Как это известно тем, с кем я сколько-то близко знаком, я считаю себя достаточно случайным человеком в литературе, и теперь, волей уважаемого жюри помещённый в один ряд с людьми максимально неслучайными, я с трудом удерживаюсь от реплик вроде «произошла чудовищная ошибка». Вместе с тем, премия Андрея Белого – это единственная премиальная институция, в логику которой я так или иначе старался вписывать свои попытки прозы; в особенности если допустить, что принципу неподцензурности в текущей ситуации более-менее соответствует принцип нерыночности: в чём-чём, а в этом я, кажется, исключительно преуспеваю, хотя и не вижу конкретно в этом повода для какой-либо гордости. При этом я убеждён, что не пишу «филологическую прозу» – просто потому, что для этого мне недостаёт образования; я обращаюсь (по крайней мере, так кажется мне самому) к вполне себе «среднему читателю», от которого всё же требуется немного интереса и соучастия, и когда это срабатывает, что-то получается. В этом плане мне видится очень показательным пример Алексея Германа-старшего, пытавшегося (по крайней мере, до «Хрусталёва») снимать исключительное по тонкости работы, но при этом абсолютно массовое по духу кино, к которому наш «массовый зритель» до сих пор зачастую оказывается не совсем готов; однако если ему удаётся преодолеть эту инерцию, он обретает сокровище, которое будет всё прирастать.
Среди тех, кто получал эту премию прежде, есть много дорогих для меня имён, но одно из них совершенно особенное: я говорю об Александре Гольдштейне, чья безвременная смерть кажется мне самой страшной потерей, случившейся с новой русской литературой. В моей системе координат письмо Гольдштейна представляет абсолютный образец художественной бескомпромиссности, которой как будто бы и нельзя научиться, – что-то такое, видимо, всё-таки должно упасть в тебя при рождении, – но к которой единственно имеет смысл тянуться, которой невозможно не хотеть. Вся та немногая проза, что закончена мной к этому дню, писалась с вечной затравленной оглядкой на фигуру Гольдштейна: работать в языковом пространстве, где уже (и вдобавок не так давно) написаны «Помни о Фамагусте» и «Спокойные поля», в первую очередь – здесь я долго подбирал нужное слово – жутко, но это чувство сродни оторопи Августина перед величием Господних чертежей. Гольдштейновский максимализм, масштаб и плотность предпринимаемых им сращений, сам опыт по тотальной пересборке мира посредством слова и та безжалостная красота, с которой это реализовано, – это то, во что я больше всего верю в литературе и от чего стараюсь отталкиваться в своих поисках, чья отправная точка заключена, видимо, в желании одеть в текст (и тем, возможно, пересобрать) ту пустоватую местность на востоке от Москвы, где я живу и откуда выросли мои самые верные страхи и тревоги.

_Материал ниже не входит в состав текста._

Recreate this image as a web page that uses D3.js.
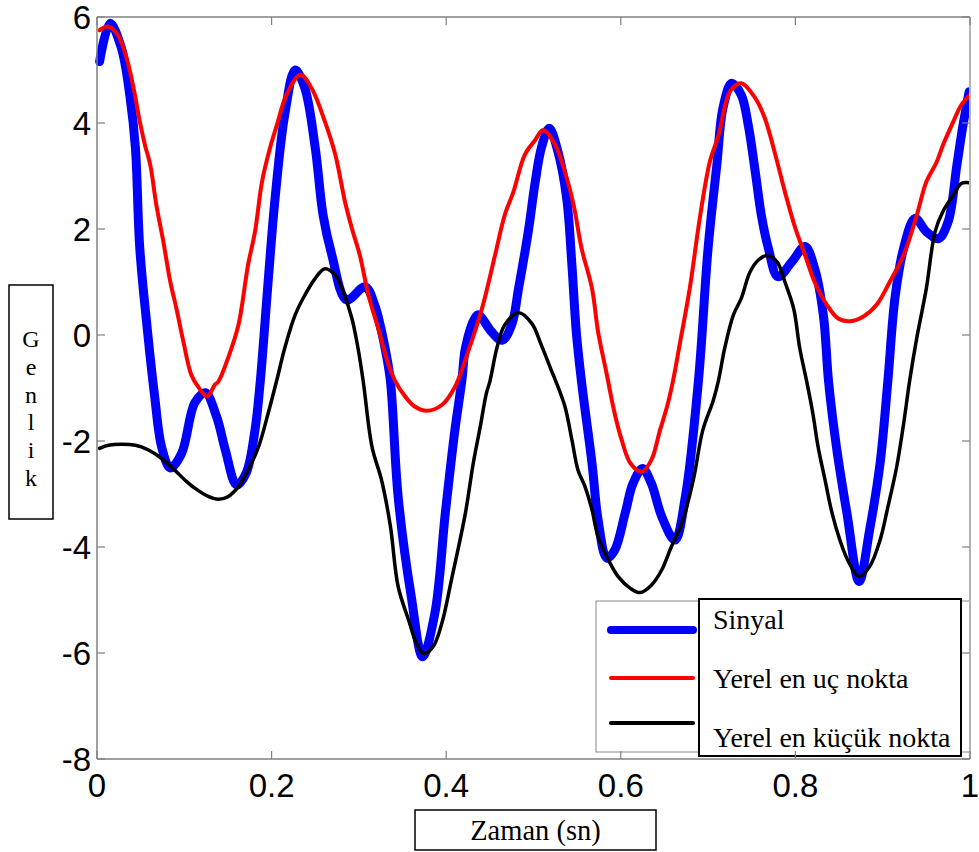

То, что приключение этой трудной повести, с бездомностью которой я в какой-то момент уже смирился, завело нас с ней сюда, намекает, видимо, на то, что более-менее приличный текст сам способен организовать свой сюжет – как внутри, так и снаружи себя. Я хочу поблагодарить журнал «Октябрь», пустивший «Мальчиков» под свою обложку, Игоря Булатовского, издавшего повесть отдельной красивой книгой, и всех тех, кто поддерживал нас в пути; принимая сегодня эту награду, я никак не чувствую, что облекаюсь, пусть хотя бы на время, какой-то бронёй: моя работа ещё впереди, и мне предстоит заниматься ей с новой ответственностью, но и с новой уверенностью – почти неприличной для случайного человека. Спасибо вам за это новое состояние, подаренное мне.